> **DIRECTIONS**
Could the lines from the start of the data through the line with "dmua.east) -- (dmua.east);" be set down exactly, with no pictures among them?
[START]
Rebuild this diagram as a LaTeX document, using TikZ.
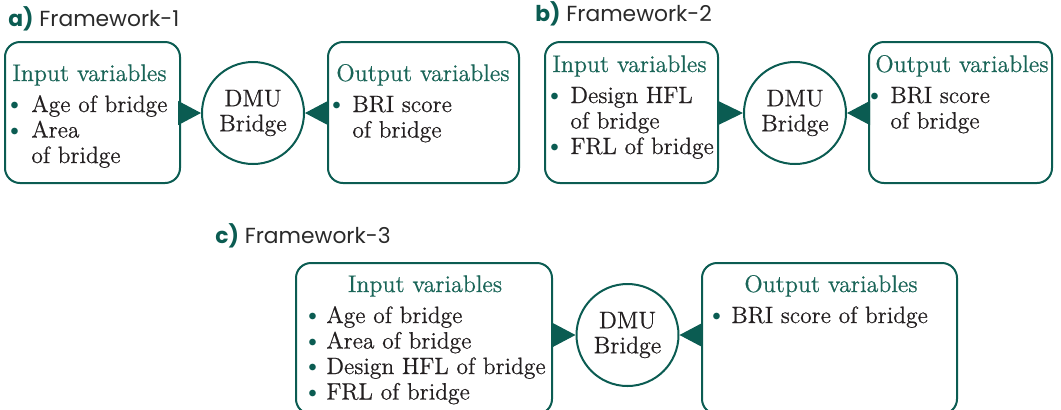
\documentclass[tikz,border=0pt]{standalone}
\usepackage{fontspec}
\setmainfont{Latin Modern Roman}[FakeBold=0.6]
\newfontfamily\labelfont{Poppins}
\usetikzlibrary{arrows.meta}

\definecolor{dmugreen}{HTML}{0B5C52}
\definecolor{headgreen}{HTML}{1A6558}
\definecolor{bodytext}{HTML}{231F20}
\definecolor{labelgray}{HTML}{2A2A2A}

\newcommand{\bul}{\textcolor{dmugreen}{\raisebox{1.2pt}{\fontsize{8.5}{9}\selectfont$\bullet$}}}
\newcommand{\fwlabel}[2]{{\labelfont\fontsize{10.9}{13}\selectfont\textcolor{dmugreen}{\bfseries #1)}\ \textcolor{labelgray}{Framework-#2}}}

\tikzset{
  varbox/.style={draw=dmugreen, line width=1pt, rounded corners=7.5pt, inner sep=0pt},
  dmu/.style={circle, draw=dmugreen, line width=1pt, minimum size=51pt, inner sep=0pt,
    align=center, font=\fontsize{12}{12.5}\selectfont, text=bodytext},
  feed/.style={draw=dmugreen, line width=0.6pt, -{Triangle[length=#1,width=12pt]}},
  feed/.default=11.5pt,
  vhead/.style={font=\fontsize{12}{13}\selectfont, text=headgreen, inner sep=0pt},
  vlist/.style={font=\fontsize{11.8}{12.75}\selectfont, text=bodytext, inner sep=0pt, anchor=base west},
  fwtitle/.style={inner sep=0pt, anchor=base west}
}

\begin{document}
\begin{tikzpicture}[x=0.5pt, y=-0.5pt]
  \useasboundingbox (0,0) rectangle (1061,409);

  % a) Framework-1
  \node[fwtitle] (laba) at (8,26) {\fwlabel{a}{1}};
  \node[varbox, minimum width=87.5pt, minimum height=70.5pt] (ina) at (92.5,112.5) {};
  \node[varbox, minimum width=95.5pt, minimum height=70.5pt] (outa) at (423.5,112.5) {};
  \node[dmu] (dmua) at (253,113) {DMU\\Bridge};
  \node[vhead, anchor=base west] (ina-h) at (12,81) {Input variables};
  \node[vlist] (ina-l) at (10,112) {\begin{tabular}[t]{@{}p{10.5pt}@{}l@{}}
    \bul & Age of bridge\\ \bul & Area\\ & of bridge\end{tabular}};
  \node[vhead, anchor=base west] (outa-h) at (336,81) {Output variables};
  \node[vlist] (outa-l) at (332,112) {\begin{tabular}[t]{@{}p{10pt}@{}l@{}}
    \bul & BRI score\\ & of bridge\end{tabular}};
  \draw[feed] (ina.east |- dmua.west) -- (dmua.west);
  \draw[feed] (outa.west |- dmua.east) -- (dmua.east);

  % b) Framework-2
  \node[fwtitle] (labb) at (535,21) {\fwlabel{b}{2}};
  \node[varbox, minimum width=86.5pt, minimum height=70.5pt] (inb) at (631.5,112.5) {};
  \node[varbox, minimum width=91.5pt, minimum height=70.5pt] (outb) at (960.5,112.5) {};
  \node[dmu] (dmub) at (795,113) {DMU\\Bridge};
  \node[vhead, anchor=base west] (inb-h) at (552,72) {Input variables};
  \node[vlist] (inb-l) at (550,103) {\begin{tabular}[t]{@{}p{10pt}@{}l@{}}
    \bul & Design HFL\\ & of bridge\\ \bul & FRL of bridge\end{tabular}};
  \node[vhead, anchor=base west] (outb-h) at (875,72) {Output variables};
  \node[vlist] (outb-l) at (870,103) {\begin{tabular}[t]{@{}p{10pt}@{}l@{}}
    \bul & BRI score\\ & of bridge\end{tabular}};
  \draw[feed=12.5pt] (inb.east |- dmub.west) -- (dmub.west);
  \draw[feed] (outb.west |- dmub.east) -- (dmub.east);

  % c) Framework-3
  \node[fwtitle] (labc) at (215,243) {\fwlabel{c}{3}};
  \node[varbox, minimum width=128pt, minimum height=75.5pt] (inc) at (424,338.5) {};
  \node[varbox, minimum width=127.5pt, minimum height=75.5pt] (outc) at (829.5,338.5) {};
  \node[dmu] (dmuc) at (627.5,335) {DMU\\Bridge};
  \node[vhead, anchor=base] (inc-h) at (425,292) {Input variables};
  \node[vlist] (inc-l) at (308,323) {\begin{tabular}[t]{@{}p{9pt}@{}l@{}}
    \bul & Age of bridge\\ \bul & Area of bridge\\ \bul & Design HFL of bridge\\
    \bul & FRL of bridge\end{tabular}};
  \node[vhead, anchor=base] (outc-h) at (831,292) {Output variables};
  \node[vlist] (outc-l) at (712,323) {\begin{tabular}[t]{@{}p{9.5pt}@{}l@{}}
    \bul & BRI score of bridge\end{tabular}};
  \draw[feed] (inc.east |- dmuc.west) -- (dmuc.west);
  \draw[feed] (outc.west |- dmuc.east) -- (dmuc.east);
\end{tikzpicture}
\end{document}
[END]
> **SOLUTION FOR THIS TASK**
Rebuild this diagram as a LaTeX document, using TikZ.
\documentclass[tikz,border=0pt]{standalone}
\usepackage{fontspec}
\setmainfont{Latin Modern Roman}[FakeBold=0.6]
\newfontfamily\labelfont{Poppins}
\usetikzlibrary{arrows.meta}

\definecolor{dmugreen}{HTML}{0B5C52}
\definecolor{headgreen}{HTML}{1A6558}
\definecolor{bodytext}{HTML}{231F20}
\definecolor{labelgray}{HTML}{2A2A2A}

\newcommand{\bul}{\textcolor{dmugreen}{\raisebox{1.2pt}{\fontsize{8.5}{9}\selectfont$\bullet$}}}
\newcommand{\fwlabel}[2]{{\labelfont\fontsize{10.9}{13}\selectfont\textcolor{dmugreen}{\bfseries #1)}\ \textcolor{labelgray}{Framework-#2}}}

\tikzset{
  varbox/.style={draw=dmugreen, line width=1pt, rounded corners=7.5pt, inner sep=0pt},
  dmu/.style={circle, draw=dmugreen, line width=1pt, minimum size=51pt, inner sep=0pt,
    align=center, font=\fontsize{12}{12.5}\selectfont, text=bodytext},
  feed/.style={draw=dmugreen, line width=0.6pt, -{Triangle[length=#1,width=12pt]}},
  feed/.default=11.5pt,
  vhead/.style={font=\fontsize{12}{13}\selectfont, text=headgreen, inner sep=0pt},
  vlist/.style={font=\fontsize{11.8}{12.75}\selectfont, text=bodytext, inner sep=0pt, anchor=base west},
  fwtitle/.style={inner sep=0pt, anchor=base west}
}

\begin{document}
\begin{tikzpicture}[x=0.5pt, y=-0.5pt]
  \useasboundingbox (0,0) rectangle (1061,409);

  % a) Framework-1
  \node[fwtitle] (laba) at (8,26) {\fwlabel{a}{1}};
  \node[varbox, minimum width=87.5pt, minimum height=70.5pt] (ina) at (92.5,112.5) {};
  \node[varbox, minimum width=95.5pt, minimum height=70.5pt] (outa) at (423.5,112.5) {};
  \node[dmu] (dmua) at (253,113) {DMU\\Bridge};
  \node[vhead, anchor=base west] (ina-h) at (12,81) {Input variables};
  \node[vlist] (ina-l) at (10,112) {\begin{tabular}[t]{@{}p{10.5pt}@{}l@{}}
    \bul & Age of bridge\\ \bul & Area\\ & of bridge\end{tabular}};
  \node[vhead, anchor=base west] (outa-h) at (336,81) {Output variables};
  \node[vlist] (outa-l) at (332,112) {\begin{tabular}[t]{@{}p{10pt}@{}l@{}}
    \bul & BRI score\\ & of bridge\end{tabular}};
  \draw[feed] (ina.east |- dmua.west) -- (dmua.west);
  \draw[feed] (outa.west |- dmua.east) -- (dmua.east);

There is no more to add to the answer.